God’s joy comes in his people banding together in worship and common cause. He delights when his people show compassion and deal justly with one another. Jesus rejoices when people give up their selfishness and follow his path of giving, love, and sacrifice. He delights in the gifts of the widow and the woman who anointed him.

The questions I need to ask is: How Would Jesus React? When we read through the gospel accounts and then look at the statements above, what reactions can we honestly say Jesus would have at those statements? How would he view these people who are also made in God’s image, who are also God’s children?

Within the same week, I have finished a book and am in the middle of a podcast that seem to work together. The book is titled Pilgrims of Christ on the Muslim Road and it details the life of Mazhar Mallouhi a man who describes himself as a Muslim follower of Christ, meaning he is culturally Muslim (read “Arabic” if that is more comfortable), but he views Christ as his Lord. He seeks to bridge the divisions between Christians and Muslims by pointing to Christ with his life and actions and to point out where tradition on both sides causes more problems than solutions. The Cracked Podcast, which is not kid-friendly, in the episode “How Evolution Made Us Unfit for the Modern World” talks about how our brains aren’t made to handle the amount of anxiety we face in today’s world. They point to how drinking, drugs, and suicide are on the rise as coping mechanisms for the sheer number of stimuli that we face. Consider that some of you are feeling a sense of dread from that last sentence alone.

Consider, then, how Jesus reacted. When he saw a problem that broke his heart, he let it. He wept, he hurt, he shared in the shame of those he met. That was only ever half of his reaction, though, he then did something about it. Then, he let his Father handle the rest. He healed, he forgave, he fed, he welcomed. We see so many problems in the world that break our heart and gives us fear and anxiety. And, to be fair, sometimes anxiety and depression are due to chemical imbalances that need medical attention. Instead of living in that anxiety and despair, let’s do something about it. Whether that’s seeking medical help, donating funds, giving of our time, welcoming someone into our home, or meeting someone we wouldn’t normally speak to, doing something is the second part of the reaction.

Mazhar Mallouhi points out in an interview at the end of the book that “Western” Christians tend to spend a lot of unnecessary time asking about God’s will. Mallouhi points out that if you have read the Bible for any length of time, God’s will is pretty well clarified: justice, compassion, mercy; take care of the orphan, widow, stranger; seek God and his Kingdom; don’t worry, but give everything to God. This also comes from a man who was imprisoned for his faith for over a week in solitary confinement and torture who struggled to see God’s will. He came to the conclusion that he was sharing in Jesus’ suffering and shame, just as Jesus shared in humanity’s suffering and shame on the cross.

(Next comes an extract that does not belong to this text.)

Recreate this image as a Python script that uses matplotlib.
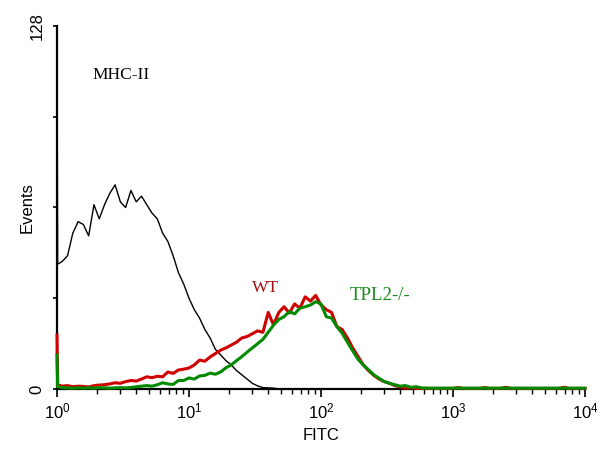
import numpy as np
import matplotlib
matplotlib.use("Agg")
import matplotlib.pyplot as plt
from matplotlib.ticker import LogLocator, FixedLocator, NullFormatter, FixedFormatter

# log10 channel positions (decades): first channel edge, then a regular grid
log_channels = np.round(np.concatenate([[0.0, 0.005], np.arange(0.04, 4.0001, 0.04)]), 3)

# MHC-II isotype / control (black); first channel is off-scale (clipped at 128)
black_counts = [
    128, 44, 45, 47, 55, 59, 58, 54, 65, 60, 65,
    69, 72, 66, 64, 70, 66, 68, 65, 62, 60,
    55, 52, 47, 41, 37, 32, 28, 25, 21, 18,
    14, 12, 10, 8.5, 6.5, 5.0, 3.5, 2.0, 1.1, 0.5,
    0.4, 0.3, 0, 0, 0, 0, 0, 0, 0, 0,
    0, 0, 0, 0, 0, 0, 0, 0, 0, 0,
    0, 0, 0, 0, 0, 0, 0, 0, 0, 0,
    0, 0, 0, 0, 0, 0, 0, 0, 0, 0,
    0, 0, 0, 0, 0, 0, 0, 0, 0, 0,
    0, 0, 0, 0, 0, 0, 0, 0, 0, 0,
    0,
]

# WT (red)
wt_counts = [
    19, 1.5, 1.0, 1.2, 0.8, 1.0, 0.9, 0.7, 1.2, 1.4, 1.5,
    1.8, 2.2, 2.0, 2.6, 3.0, 2.8, 3.5, 4.3, 4.0, 4.5,
    4.3, 6.0, 5.5, 6.7, 7.0, 7.4, 8.5, 10.2, 9.8, 11.3,
    12.5, 13.7, 14.5, 15.5, 16.5, 18.0, 18.5, 19.5, 20.5, 20.0,
    27.0, 22.6, 27.0, 29.0, 26.8, 30.0, 28.5, 32.5, 31.0, 33.0,
    29.6, 28.0, 27.0, 22.0, 21.0, 18.0, 14.5, 11.5, 8.5, 6.5,
    4.8, 3.5, 2.6, 2.0, 1.2, 0.8, 0.3, 0.5, 0.2, 0.2,
    0.2, 0.2, 0.2, 0.2, 0.2, 0.2, 0.5, 0.2, 0.2, 0.2,
    0.2, 0.5, 0.2, 0.2, 0.2, 0.6, 0.2, 0.2, 0.2, 0.2,
    0.2, 0.2, 0.2, 0.2, 0.2, 0.2, 0.6, 0.2, 0.2, 0.2,
    0.2,
]

# TPL2-/- (green)
tpl2_counts = [
    12, 0.8, 0.5, 0.4, 0.3, 0.4, 0.3, 0.4, 0.3, 0.5, 0.4,
    0.3, 0.4, 0.5, 0.4, 0.5, 0.8, 1.0, 1.2, 1.0, 1.5,
    2.2, 1.8, 1.6, 3.0, 3.0, 3.9, 3.5, 4.6, 4.8, 5.6,
    5.2, 6.0, 7.5, 8.5, 10.0, 11.4, 13.0, 14.5, 16.0, 17.5,
    20.0, 22.5, 24.5, 25.5, 27.3, 26.5, 28.5, 29.0, 29.6, 30.8,
    30.0, 25.5, 25.0, 22.0, 19.7, 16.5, 13.5, 10.5, 8.5, 6.8,
    5.0, 3.8, 2.6, 2.0, 1.5, 1.0, 1.2, 0.6, 0.8, 0.4,
    0.3, 0.3, 0.3, 0.3, 0.3, 0.3, 0.3, 0.3, 0.3, 0.3,
    0.3, 0.3, 0.3, 0.3, 0.3, 0.3, 0.3, 0.3, 0.3, 0.3,
    0.3, 0.3, 0.3, 0.3, 0.3, 0.3, 0.3, 0.3, 0.3, 0.3,
    0.3,
]

y_tick_values = [0, 32, 64, 96, 128]
y_tick_labels = ["0", "", "", "", "128"]
x_major = [1, 10, 100, 1000, 10000]
x_major_labels = [r"$10^0$", r"$10^1$", r"$10^2$", r"$10^3$", r"$10^4$"]

plt.rcParams["font.family"] = ["Liberation Sans", "DejaVu Sans"]
plt.rcParams["mathtext.fontset"] = "custom"
plt.rcParams["mathtext.rm"] = "Liberation Sans"
plt.rcParams["mathtext.it"] = "Liberation Sans"

fig = plt.figure(figsize=(6.13, 4.55), dpi=100)
ax = fig.add_axes([57 / 613, 1 - 389 / 455, (585 - 57) / 613, (389 - 26) / 455])

fluor = 10 ** log_channels
ax.plot(fluor, black_counts, color="black", lw=1.0, zorder=3, clip_on=False)
ax.plot(fluor, wt_counts, color="#d00000", lw=2.2, zorder=4, clip_on=False)
ax.plot(fluor, tpl2_counts, color="#008a00", lw=2.2, zorder=5, clip_on=False)

ax.set_xscale("log")
ax.set_xlim(1, 10000)
ax.set_ylim(0, 128)

ax.xaxis.set_major_locator(FixedLocator(x_major))
ax.xaxis.set_major_formatter(FixedFormatter(x_major_labels))
ax.xaxis.set_minor_locator(LogLocator(base=10, subs=np.arange(2, 10)))
ax.xaxis.set_minor_formatter(NullFormatter())
ax.tick_params(axis="x", which="major", length=6, width=1.2, labelsize=12, pad=3)
ax.tick_params(axis="x", which="minor", length=3.5, width=1.0)

ax.yaxis.set_major_locator(FixedLocator(y_tick_values))
ax.yaxis.set_major_formatter(FixedFormatter(y_tick_labels))
ax.tick_params(axis="y", which="major", length=3, width=1.2, labelsize=12, pad=6)
for lbl in ax.get_yticklabels():
    lbl.set_rotation(90)
    lbl.set_va("center")

for s in ("top", "right"):
    ax.spines[s].set_visible(False)
ax.spines["left"].set_linewidth(1.6)
ax.spines["bottom"].set_linewidth(1.6)

ax.set_xlabel("FITC", fontsize=12, labelpad=5)
ax.set_ylabel("Events", fontsize=12, labelpad=-4)

ax.text(3.05, 110.7, "MHC-II", fontsize=12.5, family="Liberation Serif",
        color="black", ha="center", va="center")
ax.text(38, 35.6, "WT", fontsize=12.5, family="Liberation Serif",
        color="#a01010", ha="center", va="center")
ax.text(280, 33, "TPL2-/-", fontsize=13.5, family="Liberation Serif",
        color="#1a8a1a", ha="center", va="center")

fig.savefig("out.png", dpi=100)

When the news comes on tonight and you feel yourself begin to react, ask yourself why and then ask yourself what you are going to to about it. Either get up, and do something, or give it up, and let God handle it. As Jesus says, worrying about it will change nothing, not even change your hair color (you at least have to act to change your hair color.)

How do your reactions to current events affect your children? Do they see that they have agency through God to change situations? Do they see that their only option is worry? How do you discuss the ideas of worry, and giving things over to God?